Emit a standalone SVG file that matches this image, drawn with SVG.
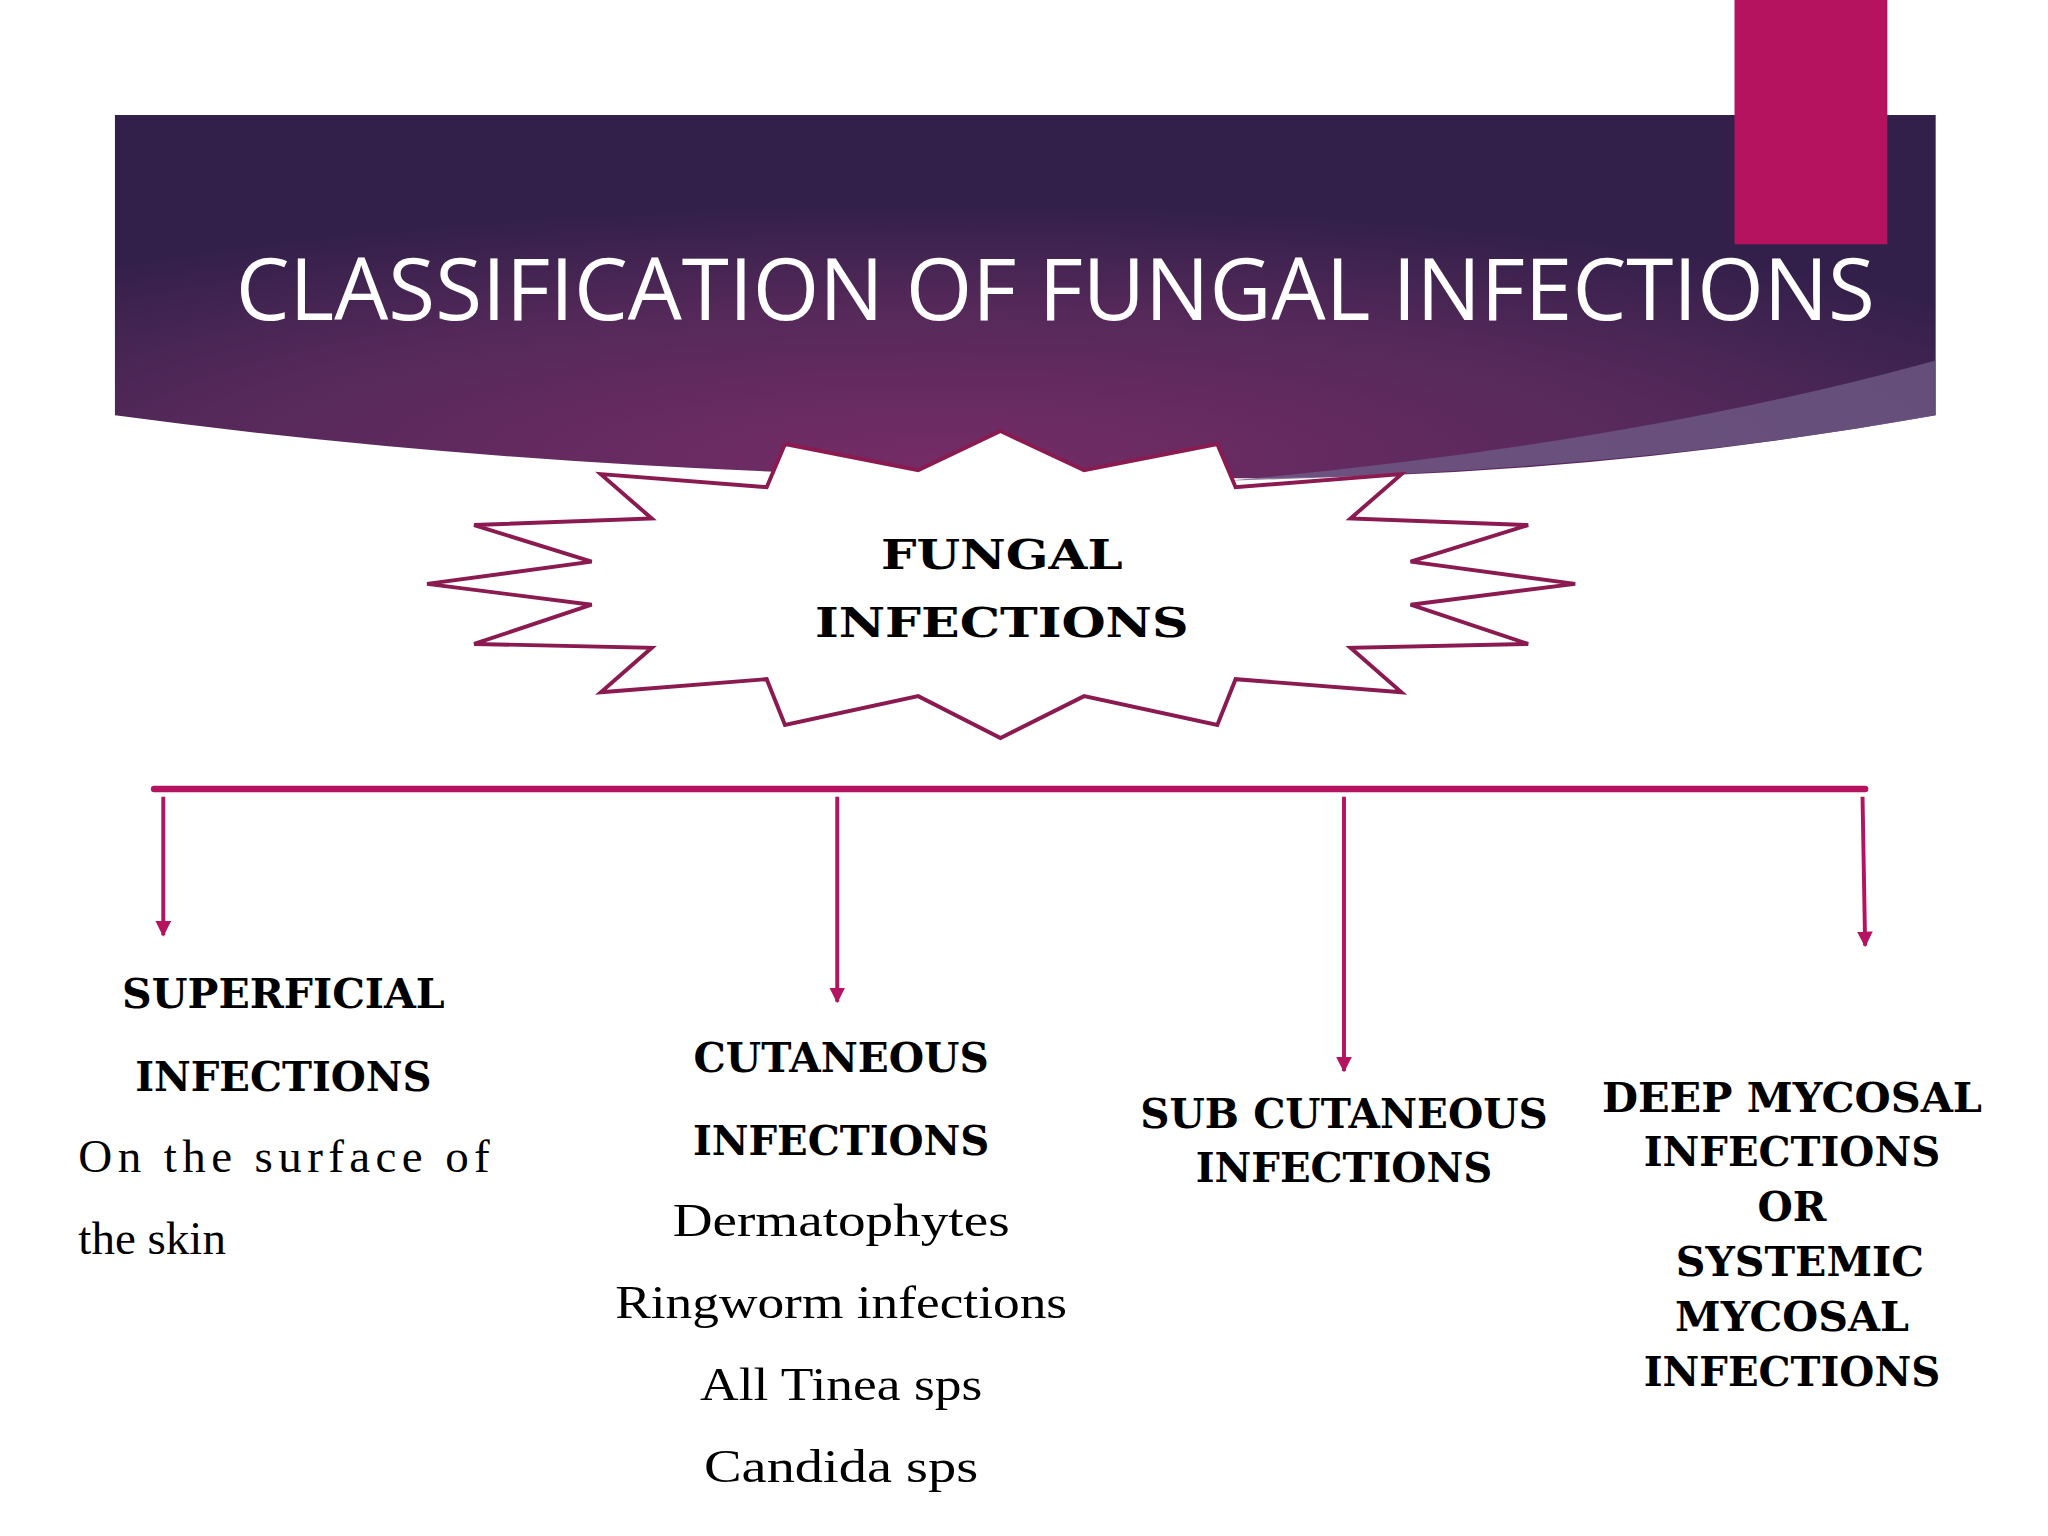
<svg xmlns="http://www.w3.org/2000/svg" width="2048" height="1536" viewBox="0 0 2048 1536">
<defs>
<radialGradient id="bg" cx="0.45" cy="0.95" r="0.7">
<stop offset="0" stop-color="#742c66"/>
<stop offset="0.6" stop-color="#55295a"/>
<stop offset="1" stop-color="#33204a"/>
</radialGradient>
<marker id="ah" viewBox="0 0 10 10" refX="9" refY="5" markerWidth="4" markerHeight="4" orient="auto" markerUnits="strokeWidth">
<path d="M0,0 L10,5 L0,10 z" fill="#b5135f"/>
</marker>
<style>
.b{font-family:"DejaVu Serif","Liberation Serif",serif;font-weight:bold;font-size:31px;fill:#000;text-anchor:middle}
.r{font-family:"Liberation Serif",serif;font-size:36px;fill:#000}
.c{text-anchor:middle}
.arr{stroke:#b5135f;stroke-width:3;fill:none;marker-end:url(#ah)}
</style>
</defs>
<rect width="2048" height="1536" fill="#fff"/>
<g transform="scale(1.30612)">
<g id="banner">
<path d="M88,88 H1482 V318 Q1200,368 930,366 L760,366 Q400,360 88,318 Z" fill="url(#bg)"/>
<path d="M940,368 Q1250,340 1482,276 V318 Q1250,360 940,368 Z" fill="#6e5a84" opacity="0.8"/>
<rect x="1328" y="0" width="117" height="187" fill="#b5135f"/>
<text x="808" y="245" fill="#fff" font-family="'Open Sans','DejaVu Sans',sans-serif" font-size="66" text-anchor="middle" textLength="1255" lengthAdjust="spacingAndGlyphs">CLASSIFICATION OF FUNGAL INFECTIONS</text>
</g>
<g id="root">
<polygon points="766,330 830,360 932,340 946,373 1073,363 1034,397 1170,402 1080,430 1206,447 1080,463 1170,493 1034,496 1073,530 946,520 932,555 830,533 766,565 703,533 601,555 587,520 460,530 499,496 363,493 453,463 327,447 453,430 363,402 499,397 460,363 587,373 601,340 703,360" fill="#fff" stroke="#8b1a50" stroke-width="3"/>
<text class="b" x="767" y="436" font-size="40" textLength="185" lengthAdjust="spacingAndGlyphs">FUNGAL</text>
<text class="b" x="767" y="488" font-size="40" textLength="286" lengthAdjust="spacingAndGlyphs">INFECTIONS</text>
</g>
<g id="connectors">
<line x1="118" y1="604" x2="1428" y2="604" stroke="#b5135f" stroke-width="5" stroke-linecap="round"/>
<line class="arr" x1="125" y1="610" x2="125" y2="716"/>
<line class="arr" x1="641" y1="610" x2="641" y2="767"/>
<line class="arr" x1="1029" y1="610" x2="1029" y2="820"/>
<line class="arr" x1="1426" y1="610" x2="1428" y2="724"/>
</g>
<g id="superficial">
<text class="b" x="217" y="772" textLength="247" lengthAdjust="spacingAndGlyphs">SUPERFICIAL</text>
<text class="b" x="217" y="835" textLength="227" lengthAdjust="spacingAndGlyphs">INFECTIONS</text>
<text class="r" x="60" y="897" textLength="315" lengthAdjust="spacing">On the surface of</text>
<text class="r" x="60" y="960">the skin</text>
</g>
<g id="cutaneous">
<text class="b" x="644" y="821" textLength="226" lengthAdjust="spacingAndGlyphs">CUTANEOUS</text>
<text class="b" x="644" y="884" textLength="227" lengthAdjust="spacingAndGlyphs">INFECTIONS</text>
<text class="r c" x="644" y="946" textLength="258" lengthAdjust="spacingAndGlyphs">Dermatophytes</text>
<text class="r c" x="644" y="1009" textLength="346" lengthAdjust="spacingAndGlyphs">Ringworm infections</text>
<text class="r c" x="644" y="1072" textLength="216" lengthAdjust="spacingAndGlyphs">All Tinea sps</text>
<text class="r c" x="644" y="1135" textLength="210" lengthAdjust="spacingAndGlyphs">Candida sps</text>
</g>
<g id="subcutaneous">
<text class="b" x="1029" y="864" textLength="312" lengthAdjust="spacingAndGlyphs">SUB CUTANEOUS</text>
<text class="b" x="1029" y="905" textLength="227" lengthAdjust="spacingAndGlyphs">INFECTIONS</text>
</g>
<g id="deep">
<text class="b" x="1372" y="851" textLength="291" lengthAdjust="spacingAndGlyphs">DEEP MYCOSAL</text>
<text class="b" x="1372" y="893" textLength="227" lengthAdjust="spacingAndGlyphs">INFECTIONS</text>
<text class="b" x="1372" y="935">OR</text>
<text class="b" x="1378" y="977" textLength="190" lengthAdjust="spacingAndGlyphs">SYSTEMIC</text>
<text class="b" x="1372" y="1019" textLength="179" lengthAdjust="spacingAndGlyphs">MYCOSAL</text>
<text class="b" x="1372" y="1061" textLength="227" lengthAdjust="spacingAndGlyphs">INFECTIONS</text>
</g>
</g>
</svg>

Written instruction: Images in the data above are to be skipped. Retype all other material exactly.

Expected output:
Emit a standalone SVG file that matches this image, drawn with SVG.
<svg xmlns="http://www.w3.org/2000/svg" width="2048" height="1536" viewBox="0 0 2048 1536">
<defs>
<radialGradient id="bg" cx="0.45" cy="0.95" r="0.7">
<stop offset="0" stop-color="#742c66"/>
<stop offset="0.6" stop-color="#55295a"/>
<stop offset="1" stop-color="#33204a"/>
</radialGradient>
<marker id="ah" viewBox="0 0 10 10" refX="9" refY="5" markerWidth="4" markerHeight="4" orient="auto" markerUnits="strokeWidth">
<path d="M0,0 L10,5 L0,10 z" fill="#b5135f"/>
</marker>
<style>
.b{font-family:"DejaVu Serif","Liberation Serif",serif;font-weight:bold;font-size:31px;fill:#000;text-anchor:middle}
.r{font-family:"Liberation Serif",serif;font-size:36px;fill:#000}
.c{text-anchor:middle}
.arr{stroke:#b5135f;stroke-width:3;fill:none;marker-end:url(#ah)}
</style>
</defs>
<rect width="2048" height="1536" fill="#fff"/>
<g transform="scale(1.30612)">
<g id="banner">
<path d="M88,88 H1482 V318 Q1200,368 930,366 L760,366 Q400,360 88,318 Z" fill="url(#bg)"/>
<path d="M940,368 Q1250,340 1482,276 V318 Q1250,360 940,368 Z" fill="#6e5a84" opacity="0.8"/>
<rect x="1328" y="0" width="117" height="187" fill="#b5135f"/>
<text x="808" y="245" fill="#fff" font-family="'Open Sans','DejaVu Sans',sans-serif" font-size="66" text-anchor="middle" textLength="1255" lengthAdjust="spacingAndGlyphs">CLASSIFICATION OF FUNGAL INFECTIONS</text>
</g>
<g id="root">
<polygon points="766,330 830,360 932,340 946,373 1073,363 1034,397 1170,402 1080,430 1206,447 1080,463 1170,493 1034,496 1073,530 946,520 932,555 830,533 766,565 703,533 601,555 587,520 460,530 499,496 363,493 453,463 327,447 453,430 363,402 499,397 460,363 587,373 601,340 703,360" fill="#fff" stroke="#8b1a50" stroke-width="3"/>
<text class="b" x="767" y="436" font-size="40" textLength="185" lengthAdjust="spacingAndGlyphs">FUNGAL</text>
<text class="b" x="767" y="488" font-size="40" textLength="286" lengthAdjust="spacingAndGlyphs">INFECTIONS</text>
</g>
<g id="connectors">
<line x1="118" y1="604" x2="1428" y2="604" stroke="#b5135f" stroke-width="5" stroke-linecap="round"/>
<line class="arr" x1="125" y1="610" x2="125" y2="716"/>
<line class="arr" x1="641" y1="610" x2="641" y2="767"/>
<line class="arr" x1="1029" y1="610" x2="1029" y2="820"/>
<line class="arr" x1="1426" y1="610" x2="1428" y2="724"/>
</g>
<g id="superficial">
<text class="b" x="217" y="772" textLength="247" lengthAdjust="spacingAndGlyphs">SUPERFICIAL</text>
<text class="b" x="217" y="835" textLength="227" lengthAdjust="spacingAndGlyphs">INFECTIONS</text>
<text class="r" x="60" y="897" textLength="315" lengthAdjust="spacing">On the surface of</text>
<text class="r" x="60" y="960">the skin</text>
</g>
<g id="cutaneous">
<text class="b" x="644" y="821" textLength="226" lengthAdjust="spacingAndGlyphs">CUTANEOUS</text>
<text class="b" x="644" y="884" textLength="227" lengthAdjust="spacingAndGlyphs">INFECTIONS</text>
<text class="r c" x="644" y="946" textLength="258" lengthAdjust="spacingAndGlyphs">Dermatophytes</text>
<text class="r c" x="644" y="1009" textLength="346" lengthAdjust="spacingAndGlyphs">Ringworm infections</text>
<text class="r c" x="644" y="1072" textLength="216" lengthAdjust="spacingAndGlyphs">All Tinea sps</text>
<text class="r c" x="644" y="1135" textLength="210" lengthAdjust="spacingAndGlyphs">Candida sps</text>
</g>
<g id="subcutaneous">
<text class="b" x="1029" y="864" textLength="312" lengthAdjust="spacingAndGlyphs">SUB CUTANEOUS</text>
<text class="b" x="1029" y="905" textLength="227" lengthAdjust="spacingAndGlyphs">INFECTIONS</text>
</g>
<g id="deep">
<text class="b" x="1372" y="851" textLength="291" lengthAdjust="spacingAndGlyphs">DEEP MYCOSAL</text>
<text class="b" x="1372" y="893" textLength="227" lengthAdjust="spacingAndGlyphs">INFECTIONS</text>
<text class="b" x="1372" y="935">OR</text>
<text class="b" x="1378" y="977" textLength="190" lengthAdjust="spacingAndGlyphs">SYSTEMIC</text>
<text class="b" x="1372" y="1019" textLength="179" lengthAdjust="spacingAndGlyphs">MYCOSAL</text>
<text class="b" x="1372" y="1061" textLength="227" lengthAdjust="spacingAndGlyphs">INFECTIONS</text>
</g>
</g>
</svg>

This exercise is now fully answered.